Ferz CG celebrated Zann and my farewell on Saturday. (Yupz, I have moved on to the Hopekids CG and it has been exciting!)

It has been nearly 8 years that I have been under the leadership of Penny, being both my CL and my shepherd. I am grateful for giving her my youth (hee!) because in return, I have gained maturity and wisdom. [Actually, I think it's her giving me HER youth. I must have added a few strands of grey hair]. I believe that if not for her patience, perseverance and love, I would not be where I am right now. She has seen me though the various seasons of my life, Winter, Summer, Autumn and Spring, been with me through my valleys and my peaks.

This is also the CG in which I have gained friendship.
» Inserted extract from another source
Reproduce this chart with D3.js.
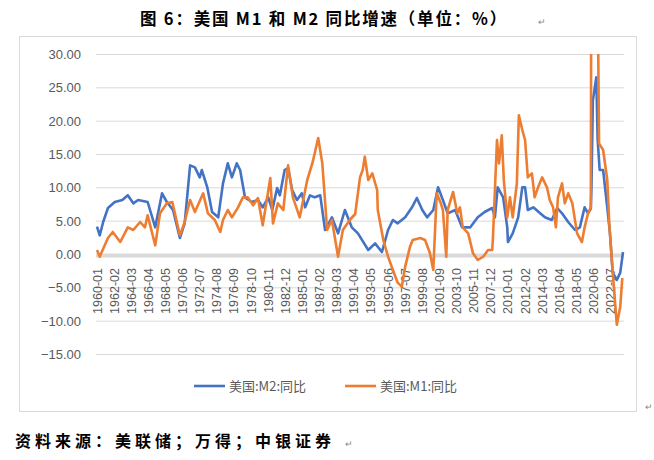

Honestly, I am not your usual sociable girl who has plenty of friends outside. Often, I do feel that my life is my church's life. Without my church life (aka CG life), I'd probably have very little social life. Through CG, I have learned how to love people, I have learned how to develop friendships.

Not forgetting that every relationship has its 'sorrows' too. I struggled with CG through its down moments, yet remembering that every struggle is only for the better. I will always remember this CG who loves God because no matter how bad times were, we stuck together for only one purpose - Because we love God.

I am excited to move on because I know that it's for a greater purpose and calling. Cheers!

Thursday, March 05, 2009

Learning difficulties

An Education Psychologist told me today - The challenge in teaching children with learning difficulties is in helping them grasp the concept. We are not to just teach and they do. We are to empower them skills.

I remembered during my University days as I studied as to be an Engineer, I struggled SO much. The ONLY reason why I could get even a 2nd upper honors is simply because I purposefully chose subjects that has Mathematics components in it. However, if you ask me if I understand how those Laplace Transformations or Fourier Series is associated with Digital Signal Processing, I do not know. I only know that Mathematics can be scored well if I practice hard. I studied 2 years. The first year and half was such a torture for me. There was a period of time where my only way of coping was to cry. I cried for a month odd. That sense of frustration was so 'Argh!' that could have the ability to dis-empower my self-esteem (if not for prayers). By God's grace, in my last half year, I began to grasp concepts and was able to understand better. I felt lighter, freer.

I often think that I am a slow learner. I do think that I have what they call 'Learning difficulties" when I was young. To a certain extend, I am able to feel how frustrated my kids can be in their classes. They may be in Primary 6 but their cognitive level could just well be Primary 1. For a child who has the added protective factor to be patient to sit through the class and know how to regulate emotions, good - No acting up, just lots of inner frustrations perhaps. For a child who lacks the patience and self-control, it's no wonder why he would choose to roam around the school compound.

I am typing this out of frustration because I do find that our normal school system does not have the capacity to manage children of lower cognitive level YET not fit into any special needs school. Yes, I am praying for God to intervene in one of my kids. Today, I return home feeling deeply saddened.